### WHAT TO WORK ON
Make an exact copy of the records, with the images left out.

Collection entries
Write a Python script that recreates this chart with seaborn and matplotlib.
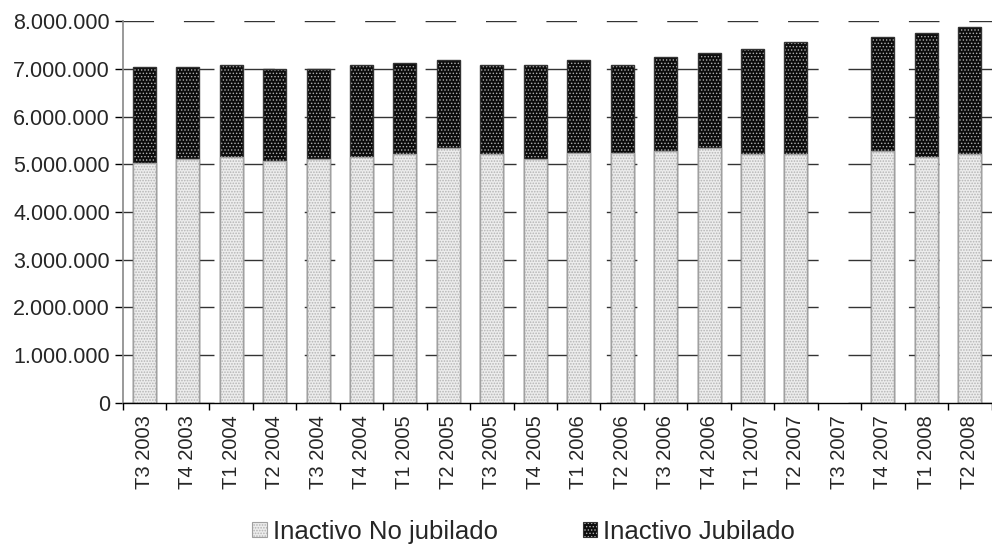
import numpy as np
import pandas as pd
import matplotlib
matplotlib.use("Agg")
import matplotlib.pyplot as plt
from matplotlib.patches import Patch
from matplotlib.colors import to_rgba
from matplotlib.ticker import FuncFormatter, FixedLocator
import seaborn as sns

periods = ["T3 2003", "T4 2003", "T1 2004", "T2 2004", "T3 2004", "T4 2004",
           "T1 2005", "T2 2005", "T3 2005", "T4 2005", "T1 2006", "T2 2006",
           "T3 2006", "T4 2006", "T1 2007", "T2 2007", "T3 2007", "T4 2007",
           "T1 2008", "T2 2008"]
no_jubilado = [5030000, 5120000, 5160000, 5070000, 5120000, 5160000,
               5210000, 5330000, 5210000, 5120000, 5240000, 5240000,
               5280000, 5330000, 5210000, 5210000, np.nan, 5280000,
               5160000, 5210000]
jubilado = [2000000, 1910000, 1920000, 1920000, 1870000, 1920000,
            1920000, 1860000, 1870000, 1960000, 1950000, 1840000,
            1960000, 1990000, 2200000, 2360000, np.nan, 2380000,
            2580000, 2660000]
series_names = ["Inactivo No jubilado", "Inactivo Jubilado"]
y_ticks = [0, 1000000, 2000000, 3000000, 4000000, 5000000, 6000000, 7000000, 8000000]

df = pd.DataFrame({"periodo": periods,
                   "no_jub": no_jubilado,
                   "jub": jubilado})
df["total"] = df["no_jub"] + df["jub"]

sns.set_style("white")
plt.rcParams["font.family"] = ["Liberation Sans", "DejaVu Sans"]

fig = plt.figure(figsize=(9.92, 5.46), dpi=100)
ax = fig.add_axes([0.1235, 0.262, 0.876, 0.6995])

TOP_FACE, TOP_HATCH, TOP_EDGE, TOP_PAT = "#0c0c0c", "#b0b0b0", "#333333", "....."
BOT_FACE, BOT_HATCH, BOT_EDGE, BOT_PAT = "#ededed", "#b4b4b4", "#a0a0a0", "......"


def style_patch(p, face, hatch_col, pat, hlw):
    p.set_facecolor(face)
    p.set_hatch(pat)
    p._hatch_color = to_rgba(hatch_col)
    if hasattr(p, "set_hatch_linewidth"):
        p.set_hatch_linewidth(hlw)


n0 = len(ax.patches)
with plt.rc_context({"hatch.linewidth": 0.6}):
    sns.barplot(data=df, x="periodo", y="total", order=periods, ax=ax,
                width=0.53, color=TOP_FACE, errorbar=None, legend=False,
                edgecolor=TOP_EDGE, linewidth=1.0)
top_patches = ax.patches[n0:]
n1 = len(ax.patches)
with plt.rc_context({"hatch.linewidth": 0.8}):
    sns.barplot(data=df, x="periodo", y="no_jub", order=periods, ax=ax,
                width=0.53, color=BOT_FACE, errorbar=None, legend=False,
                edgecolor=BOT_EDGE, linewidth=1.0)
bot_patches = ax.patches[n1:]

for p in top_patches:
    style_patch(p, TOP_FACE, TOP_HATCH, TOP_PAT, 0.6)
for p in bot_patches:
    style_patch(p, BOT_FACE, BOT_HATCH, BOT_PAT, 0.8)

ax.set_xlim(-0.5, len(periods) - 0.5)
ax.set_ylim(0, 8000000)
ax.set_yticks(y_ticks)
ax.yaxis.set_major_formatter(FuncFormatter(lambda v, _: f"{int(v):,}".replace(",", ".")))
ax.set_xlabel("")
ax.set_ylabel("")

ax.set_xticks(range(len(periods)))
ax.set_xticklabels(periods, rotation=90, fontsize=14.5)
ax.xaxis.set_minor_locator(FixedLocator(np.arange(-0.5, len(periods), 1.0)))
ax.tick_params(axis="x", which="major", length=0, pad=9)
ax.tick_params(axis="x", which="minor", length=5, width=1, color="black", bottom=True)
ax.tick_params(axis="y", which="major", length=6, width=1, color="black",
               labelsize=15.5, pad=3, left=True)

ax.yaxis.grid(True, linestyle=(0, (22, 21.5)), color="#333333", linewidth=1)
ax.xaxis.grid(False)
ax.set_axisbelow(True)

for s in ["top", "right"]:
    ax.spines[s].set_visible(False)
ax.spines["left"].set_color("#888888")
ax.spines["left"].set_linewidth(1.2)
ax.spines["bottom"].set_color("black")
ax.spines["bottom"].set_linewidth(1.0)

h_bot = Patch(facecolor=BOT_FACE, edgecolor=BOT_EDGE, linewidth=0.8)
h_top = Patch(facecolor=TOP_FACE, edgecolor=TOP_EDGE, linewidth=0.8)
leg = fig.legend([h_bot, h_top], series_names, loc="center",
                 bbox_to_anchor=(0.528, 0.026), ncol=2, frameon=False,
                 fontsize=18.5, handlelength=0.55, handleheight=0.55,
                 handletextpad=0.25, columnspacing=3.3, borderpad=0)
styles = [(BOT_FACE, BOT_HATCH, BOT_PAT, 0.8), (TOP_FACE, TOP_HATCH, TOP_PAT, 0.6)]
for h, st in zip(leg.legend_handles, styles):
    style_patch(h, *st)

fig.savefig("out.png", dpi=100)
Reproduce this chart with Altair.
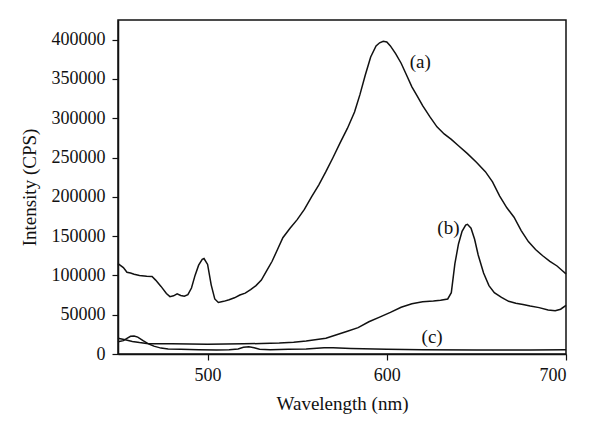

### OUTPUT OF THE TASK
Write a Python script that recreates this chart with seaborn and matplotlib.
import numpy as np
import pandas as pd
import matplotlib
matplotlib.use("Agg")
import matplotlib.pyplot as plt
from matplotlib.patches import Patch
from matplotlib.colors import to_rgba
from matplotlib.ticker import FuncFormatter, FixedLocator
import seaborn as sns

periods = ["T3 2003", "T4 2003", "T1 2004", "T2 2004", "T3 2004", "T4 2004",
           "T1 2005", "T2 2005", "T3 2005", "T4 2005", "T1 2006", "T2 2006",
           "T3 2006", "T4 2006", "T1 2007", "T2 2007", "T3 2007", "T4 2007",
           "T1 2008", "T2 2008"]
no_jubilado = [5030000, 5120000, 5160000, 5070000, 5120000, 5160000,
               5210000, 5330000, 5210000, 5120000, 5240000, 5240000,
               5280000, 5330000, 5210000, 5210000, np.nan, 5280000,
               5160000, 5210000]
jubilado = [2000000, 1910000, 1920000, 1920000, 1870000, 1920000,
            1920000, 1860000, 1870000, 1960000, 1950000, 1840000,
            1960000, 1990000, 2200000, 2360000, np.nan, 2380000,
            2580000, 2660000]
series_names = ["Inactivo No jubilado", "Inactivo Jubilado"]
y_ticks = [0, 1000000, 2000000, 3000000, 4000000, 5000000, 6000000, 7000000, 8000000]

df = pd.DataFrame({"periodo": periods,
                   "no_jub": no_jubilado,
                   "jub": jubilado})
df["total"] = df["no_jub"] + df["jub"]

sns.set_style("white")
plt.rcParams["font.family"] = ["Liberation Sans", "DejaVu Sans"]

fig = plt.figure(figsize=(9.92, 5.46), dpi=100)
ax = fig.add_axes([0.1235, 0.262, 0.876, 0.6995])

TOP_FACE, TOP_HATCH, TOP_EDGE, TOP_PAT = "#0c0c0c", "#b0b0b0", "#333333", "....."
BOT_FACE, BOT_HATCH, BOT_EDGE, BOT_PAT = "#ededed", "#b4b4b4", "#a0a0a0", "......"


def style_patch(p, face, hatch_col, pat, hlw):
    p.set_facecolor(face)
    p.set_hatch(pat)
    p._hatch_color = to_rgba(hatch_col)
    if hasattr(p, "set_hatch_linewidth"):
        p.set_hatch_linewidth(hlw)


n0 = len(ax.patches)
with plt.rc_context({"hatch.linewidth": 0.6}):
    sns.barplot(data=df, x="periodo", y="total", order=periods, ax=ax,
                width=0.53, color=TOP_FACE, errorbar=None, legend=False,
                edgecolor=TOP_EDGE, linewidth=1.0)
top_patches = ax.patches[n0:]
n1 = len(ax.patches)
with plt.rc_context({"hatch.linewidth": 0.8}):
    sns.barplot(data=df, x="periodo", y="no_jub", order=periods, ax=ax,
                width=0.53, color=BOT_FACE, errorbar=None, legend=False,
                edgecolor=BOT_EDGE, linewidth=1.0)
bot_patches = ax.patches[n1:]

for p in top_patches:
    style_patch(p, TOP_FACE, TOP_HATCH, TOP_PAT, 0.6)
for p in bot_patches:
    style_patch(p, BOT_FACE, BOT_HATCH, BOT_PAT, 0.8)

ax.set_xlim(-0.5, len(periods) - 0.5)
ax.set_ylim(0, 8000000)
ax.set_yticks(y_ticks)
ax.yaxis.set_major_formatter(FuncFormatter(lambda v, _: f"{int(v):,}".replace(",", ".")))
ax.set_xlabel("")
ax.set_ylabel("")

ax.set_xticks(range(len(periods)))
ax.set_xticklabels(periods, rotation=90, fontsize=14.5)
ax.xaxis.set_minor_locator(FixedLocator(np.arange(-0.5, len(periods), 1.0)))
ax.tick_params(axis="x", which="major", length=0, pad=9)
ax.tick_params(axis="x", which="minor", length=5, width=1, color="black", bottom=True)
ax.tick_params(axis="y", which="major", length=6, width=1, color="black",
               labelsize=15.5, pad=3, left=True)

ax.yaxis.grid(True, linestyle=(0, (22, 21.5)), color="#333333", linewidth=1)
ax.xaxis.grid(False)
ax.set_axisbelow(True)

for s in ["top", "right"]:
    ax.spines[s].set_visible(False)
ax.spines["left"].set_color("#888888")
ax.spines["left"].set_linewidth(1.2)
ax.spines["bottom"].set_color("black")
ax.spines["bottom"].set_linewidth(1.0)

h_bot = Patch(facecolor=BOT_FACE, edgecolor=BOT_EDGE, linewidth=0.8)
h_top = Patch(facecolor=TOP_FACE, edgecolor=TOP_EDGE, linewidth=0.8)
leg = fig.legend([h_bot, h_top], series_names, loc="center",
                 bbox_to_anchor=(0.528, 0.026), ncol=2, frameon=False,
                 fontsize=18.5, handlelength=0.55, handleheight=0.55,
                 handletextpad=0.25, columnspacing=3.3, borderpad=0)
styles = [(BOT_FACE, BOT_HATCH, BOT_PAT, 0.8), (TOP_FACE, TOP_HATCH, TOP_PAT, 0.6)]
for h, st in zip(leg.legend_handles, styles):
    style_patch(h, *st)

fig.savefig("out.png", dpi=100)
Reproduce this chart with Altair.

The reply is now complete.